— begin —

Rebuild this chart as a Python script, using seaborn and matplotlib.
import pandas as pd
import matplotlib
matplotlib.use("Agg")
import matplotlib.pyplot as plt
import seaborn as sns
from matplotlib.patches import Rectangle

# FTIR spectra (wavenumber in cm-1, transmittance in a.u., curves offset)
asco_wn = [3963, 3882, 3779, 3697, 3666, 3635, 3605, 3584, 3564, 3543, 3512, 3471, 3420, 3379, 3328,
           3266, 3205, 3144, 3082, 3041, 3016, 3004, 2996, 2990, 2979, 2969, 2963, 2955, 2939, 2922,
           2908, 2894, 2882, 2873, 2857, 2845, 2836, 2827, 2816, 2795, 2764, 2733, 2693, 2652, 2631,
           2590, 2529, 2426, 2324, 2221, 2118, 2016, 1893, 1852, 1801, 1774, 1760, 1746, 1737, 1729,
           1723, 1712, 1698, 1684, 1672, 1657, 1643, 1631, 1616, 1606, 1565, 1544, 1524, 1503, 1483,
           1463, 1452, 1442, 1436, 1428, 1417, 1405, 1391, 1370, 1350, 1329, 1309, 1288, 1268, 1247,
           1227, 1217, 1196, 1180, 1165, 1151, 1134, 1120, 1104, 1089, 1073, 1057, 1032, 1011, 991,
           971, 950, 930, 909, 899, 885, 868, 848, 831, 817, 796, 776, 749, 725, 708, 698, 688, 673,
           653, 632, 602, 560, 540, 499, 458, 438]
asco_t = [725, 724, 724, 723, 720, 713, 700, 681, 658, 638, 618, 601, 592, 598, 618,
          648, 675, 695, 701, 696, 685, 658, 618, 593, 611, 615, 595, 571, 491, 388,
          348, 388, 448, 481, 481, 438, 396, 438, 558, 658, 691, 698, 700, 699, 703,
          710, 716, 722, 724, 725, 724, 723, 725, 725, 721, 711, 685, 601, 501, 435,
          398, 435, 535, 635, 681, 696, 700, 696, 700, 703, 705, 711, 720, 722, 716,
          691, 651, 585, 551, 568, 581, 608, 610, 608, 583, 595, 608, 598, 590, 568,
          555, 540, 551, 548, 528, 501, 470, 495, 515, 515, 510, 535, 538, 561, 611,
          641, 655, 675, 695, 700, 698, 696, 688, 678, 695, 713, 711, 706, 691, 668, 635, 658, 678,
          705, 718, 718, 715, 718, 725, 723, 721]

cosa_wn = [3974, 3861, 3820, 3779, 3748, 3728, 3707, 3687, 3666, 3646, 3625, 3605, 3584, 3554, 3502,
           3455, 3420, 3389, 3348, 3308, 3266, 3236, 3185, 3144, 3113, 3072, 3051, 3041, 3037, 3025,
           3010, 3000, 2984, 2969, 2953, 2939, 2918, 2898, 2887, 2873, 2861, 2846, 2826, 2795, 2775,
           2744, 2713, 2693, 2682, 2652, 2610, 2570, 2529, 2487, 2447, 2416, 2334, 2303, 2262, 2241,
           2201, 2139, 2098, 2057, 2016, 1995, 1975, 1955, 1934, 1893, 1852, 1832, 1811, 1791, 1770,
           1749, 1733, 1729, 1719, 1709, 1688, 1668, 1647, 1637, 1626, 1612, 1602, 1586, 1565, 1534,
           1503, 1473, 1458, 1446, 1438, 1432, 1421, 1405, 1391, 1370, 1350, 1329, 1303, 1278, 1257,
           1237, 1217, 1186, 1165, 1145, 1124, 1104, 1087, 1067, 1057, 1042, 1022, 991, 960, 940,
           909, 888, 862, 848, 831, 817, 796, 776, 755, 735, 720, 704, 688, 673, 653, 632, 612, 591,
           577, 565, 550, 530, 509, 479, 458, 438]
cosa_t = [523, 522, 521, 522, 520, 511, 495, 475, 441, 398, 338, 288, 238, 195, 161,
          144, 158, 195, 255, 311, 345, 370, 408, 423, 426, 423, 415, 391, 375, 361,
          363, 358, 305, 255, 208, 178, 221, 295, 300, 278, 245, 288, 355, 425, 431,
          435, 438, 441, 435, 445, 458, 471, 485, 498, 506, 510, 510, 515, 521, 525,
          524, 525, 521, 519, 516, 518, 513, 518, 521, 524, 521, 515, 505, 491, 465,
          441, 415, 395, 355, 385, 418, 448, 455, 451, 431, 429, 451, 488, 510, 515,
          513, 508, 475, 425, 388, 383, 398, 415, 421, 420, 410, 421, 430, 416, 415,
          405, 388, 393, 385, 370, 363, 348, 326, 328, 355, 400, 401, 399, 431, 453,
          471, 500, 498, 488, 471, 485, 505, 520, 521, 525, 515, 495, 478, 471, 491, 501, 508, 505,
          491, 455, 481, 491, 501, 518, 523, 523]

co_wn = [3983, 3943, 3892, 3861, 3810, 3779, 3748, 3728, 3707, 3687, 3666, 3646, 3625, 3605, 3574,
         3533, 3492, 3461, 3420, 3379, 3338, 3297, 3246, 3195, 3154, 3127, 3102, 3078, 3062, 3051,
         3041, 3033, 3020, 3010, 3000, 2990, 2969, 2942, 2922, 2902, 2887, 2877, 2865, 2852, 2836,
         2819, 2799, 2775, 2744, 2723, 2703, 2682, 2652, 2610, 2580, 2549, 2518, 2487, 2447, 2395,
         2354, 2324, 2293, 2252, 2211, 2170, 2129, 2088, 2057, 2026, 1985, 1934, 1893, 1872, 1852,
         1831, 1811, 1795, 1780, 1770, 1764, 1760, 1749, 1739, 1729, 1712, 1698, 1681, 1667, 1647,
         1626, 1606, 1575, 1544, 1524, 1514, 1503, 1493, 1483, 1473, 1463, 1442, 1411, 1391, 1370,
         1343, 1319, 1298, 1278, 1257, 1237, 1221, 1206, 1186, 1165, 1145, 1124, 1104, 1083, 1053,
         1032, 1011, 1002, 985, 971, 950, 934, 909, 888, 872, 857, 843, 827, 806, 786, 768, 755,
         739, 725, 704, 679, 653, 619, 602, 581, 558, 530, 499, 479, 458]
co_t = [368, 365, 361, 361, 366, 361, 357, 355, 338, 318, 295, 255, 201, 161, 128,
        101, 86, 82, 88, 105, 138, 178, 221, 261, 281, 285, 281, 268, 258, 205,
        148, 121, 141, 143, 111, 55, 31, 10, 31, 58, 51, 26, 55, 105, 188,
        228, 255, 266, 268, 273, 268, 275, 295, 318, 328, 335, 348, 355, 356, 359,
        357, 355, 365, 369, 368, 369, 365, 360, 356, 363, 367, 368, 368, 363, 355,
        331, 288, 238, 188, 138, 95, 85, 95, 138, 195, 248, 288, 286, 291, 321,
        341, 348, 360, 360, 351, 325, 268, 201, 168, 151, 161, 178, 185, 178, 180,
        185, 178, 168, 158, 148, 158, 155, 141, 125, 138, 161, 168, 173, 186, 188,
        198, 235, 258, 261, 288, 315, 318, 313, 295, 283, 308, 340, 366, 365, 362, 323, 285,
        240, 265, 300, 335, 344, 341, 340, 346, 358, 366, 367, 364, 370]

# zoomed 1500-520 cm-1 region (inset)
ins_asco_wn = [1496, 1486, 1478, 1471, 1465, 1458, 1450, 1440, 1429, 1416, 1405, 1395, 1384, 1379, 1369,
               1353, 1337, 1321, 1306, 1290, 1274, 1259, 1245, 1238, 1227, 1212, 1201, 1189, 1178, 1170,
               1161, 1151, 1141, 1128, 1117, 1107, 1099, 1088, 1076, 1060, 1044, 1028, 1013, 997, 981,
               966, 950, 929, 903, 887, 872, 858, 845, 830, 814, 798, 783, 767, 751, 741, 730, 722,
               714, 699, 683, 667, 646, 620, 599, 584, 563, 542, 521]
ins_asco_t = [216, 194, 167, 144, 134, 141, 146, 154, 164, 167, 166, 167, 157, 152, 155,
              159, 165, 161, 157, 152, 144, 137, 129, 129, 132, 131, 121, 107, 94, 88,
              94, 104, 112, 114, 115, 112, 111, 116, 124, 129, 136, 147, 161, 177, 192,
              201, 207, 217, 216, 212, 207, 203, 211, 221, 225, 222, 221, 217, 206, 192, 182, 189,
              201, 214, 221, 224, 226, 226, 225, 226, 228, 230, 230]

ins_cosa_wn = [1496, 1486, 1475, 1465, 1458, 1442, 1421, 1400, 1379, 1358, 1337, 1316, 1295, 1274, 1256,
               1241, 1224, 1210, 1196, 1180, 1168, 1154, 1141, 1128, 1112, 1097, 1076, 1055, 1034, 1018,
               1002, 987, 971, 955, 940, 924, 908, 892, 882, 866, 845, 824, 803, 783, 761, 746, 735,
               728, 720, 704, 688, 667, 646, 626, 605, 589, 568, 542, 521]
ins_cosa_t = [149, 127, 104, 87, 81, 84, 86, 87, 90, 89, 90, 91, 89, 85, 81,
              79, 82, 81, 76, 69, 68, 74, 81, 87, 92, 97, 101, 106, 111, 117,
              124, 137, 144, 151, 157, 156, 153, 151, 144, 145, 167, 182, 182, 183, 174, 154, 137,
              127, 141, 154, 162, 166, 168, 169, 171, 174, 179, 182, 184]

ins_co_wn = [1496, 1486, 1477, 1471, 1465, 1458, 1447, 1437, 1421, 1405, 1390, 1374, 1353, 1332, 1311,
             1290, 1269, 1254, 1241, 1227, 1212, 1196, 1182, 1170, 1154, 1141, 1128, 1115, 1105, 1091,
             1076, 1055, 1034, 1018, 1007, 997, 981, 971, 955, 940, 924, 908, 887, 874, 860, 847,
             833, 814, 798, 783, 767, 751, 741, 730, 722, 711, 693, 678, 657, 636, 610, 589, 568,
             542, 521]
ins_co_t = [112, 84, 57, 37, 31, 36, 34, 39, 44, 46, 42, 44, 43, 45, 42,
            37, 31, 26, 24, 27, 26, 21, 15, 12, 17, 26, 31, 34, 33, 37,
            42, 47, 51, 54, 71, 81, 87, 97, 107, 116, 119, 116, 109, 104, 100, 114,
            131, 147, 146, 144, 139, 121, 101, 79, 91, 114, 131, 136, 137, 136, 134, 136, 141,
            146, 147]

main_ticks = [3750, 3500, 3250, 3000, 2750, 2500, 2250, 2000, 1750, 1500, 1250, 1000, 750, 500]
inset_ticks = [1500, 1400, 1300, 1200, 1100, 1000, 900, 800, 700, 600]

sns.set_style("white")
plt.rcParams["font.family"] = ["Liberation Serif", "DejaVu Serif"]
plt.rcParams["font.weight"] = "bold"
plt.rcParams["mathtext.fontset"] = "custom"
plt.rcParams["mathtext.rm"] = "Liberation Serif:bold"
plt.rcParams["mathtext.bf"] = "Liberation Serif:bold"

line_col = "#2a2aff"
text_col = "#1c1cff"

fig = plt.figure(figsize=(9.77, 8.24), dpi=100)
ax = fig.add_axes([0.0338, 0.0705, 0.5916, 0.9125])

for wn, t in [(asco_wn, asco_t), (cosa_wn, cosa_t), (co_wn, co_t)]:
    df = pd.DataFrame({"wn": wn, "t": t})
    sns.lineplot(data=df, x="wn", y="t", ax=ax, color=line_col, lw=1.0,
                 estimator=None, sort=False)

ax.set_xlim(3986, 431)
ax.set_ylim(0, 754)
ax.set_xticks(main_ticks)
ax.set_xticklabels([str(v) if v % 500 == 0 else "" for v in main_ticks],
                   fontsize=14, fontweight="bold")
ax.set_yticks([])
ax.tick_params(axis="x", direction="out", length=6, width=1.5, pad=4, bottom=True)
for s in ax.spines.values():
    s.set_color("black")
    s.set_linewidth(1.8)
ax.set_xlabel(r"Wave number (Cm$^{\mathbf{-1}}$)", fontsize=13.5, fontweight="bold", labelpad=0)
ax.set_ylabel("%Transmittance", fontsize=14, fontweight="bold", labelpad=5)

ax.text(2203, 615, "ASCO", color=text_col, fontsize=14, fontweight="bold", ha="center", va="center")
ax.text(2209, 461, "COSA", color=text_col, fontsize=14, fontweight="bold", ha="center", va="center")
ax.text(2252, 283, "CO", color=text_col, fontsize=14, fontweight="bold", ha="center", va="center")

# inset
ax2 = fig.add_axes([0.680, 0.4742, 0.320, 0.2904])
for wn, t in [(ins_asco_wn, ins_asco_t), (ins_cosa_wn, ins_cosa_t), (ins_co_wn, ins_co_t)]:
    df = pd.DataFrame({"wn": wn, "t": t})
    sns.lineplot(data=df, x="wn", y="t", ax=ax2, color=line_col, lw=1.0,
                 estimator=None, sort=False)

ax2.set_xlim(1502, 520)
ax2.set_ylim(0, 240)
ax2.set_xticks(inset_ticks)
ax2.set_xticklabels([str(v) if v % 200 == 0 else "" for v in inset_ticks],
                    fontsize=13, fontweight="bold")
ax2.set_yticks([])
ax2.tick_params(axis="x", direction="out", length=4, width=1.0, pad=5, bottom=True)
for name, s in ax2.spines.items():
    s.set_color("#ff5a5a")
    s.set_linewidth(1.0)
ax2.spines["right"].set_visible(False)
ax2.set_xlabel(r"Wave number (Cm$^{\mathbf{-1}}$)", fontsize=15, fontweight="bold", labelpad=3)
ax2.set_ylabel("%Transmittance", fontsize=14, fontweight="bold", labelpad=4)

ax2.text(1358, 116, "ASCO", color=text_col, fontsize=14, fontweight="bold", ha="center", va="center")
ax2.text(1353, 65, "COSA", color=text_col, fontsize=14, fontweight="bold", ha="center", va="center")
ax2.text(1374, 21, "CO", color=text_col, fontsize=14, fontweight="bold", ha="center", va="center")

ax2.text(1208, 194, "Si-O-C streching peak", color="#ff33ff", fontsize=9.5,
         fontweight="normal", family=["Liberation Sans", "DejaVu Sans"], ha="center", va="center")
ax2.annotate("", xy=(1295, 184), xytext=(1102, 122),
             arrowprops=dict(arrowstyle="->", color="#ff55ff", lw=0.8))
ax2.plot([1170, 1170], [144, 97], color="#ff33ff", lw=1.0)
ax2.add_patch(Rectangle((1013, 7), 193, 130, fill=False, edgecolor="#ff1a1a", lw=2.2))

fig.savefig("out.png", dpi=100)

— end —
— begin —

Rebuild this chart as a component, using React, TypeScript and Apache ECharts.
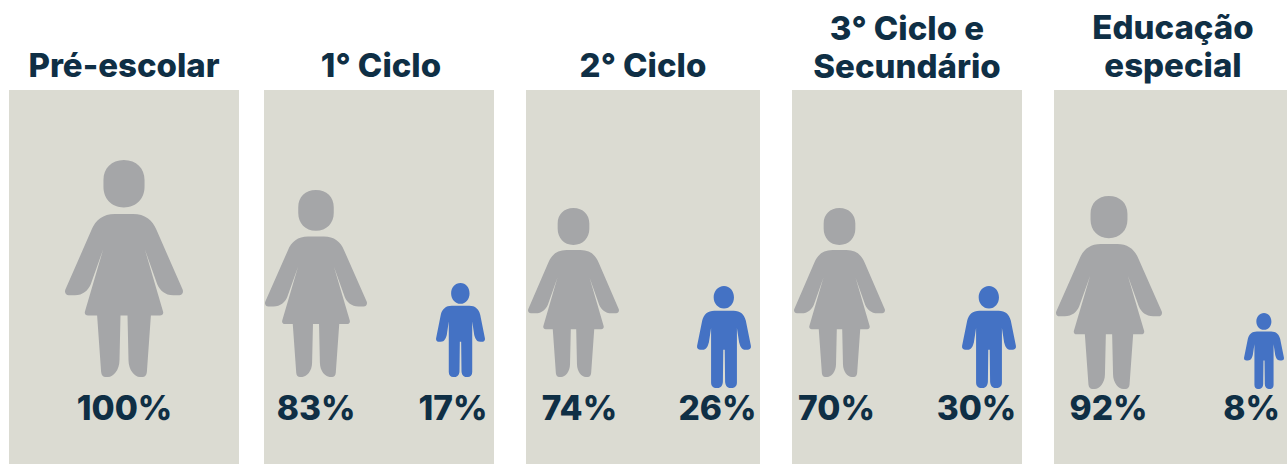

— end —

**Problem requirements**
Locate all lines that include the word "this" and copy them out.

**Task answer**
Rebuild this chart as a Python script, using seaborn and matplotlib.
Rebuild this chart as a component, using React, TypeScript and Apache ECharts.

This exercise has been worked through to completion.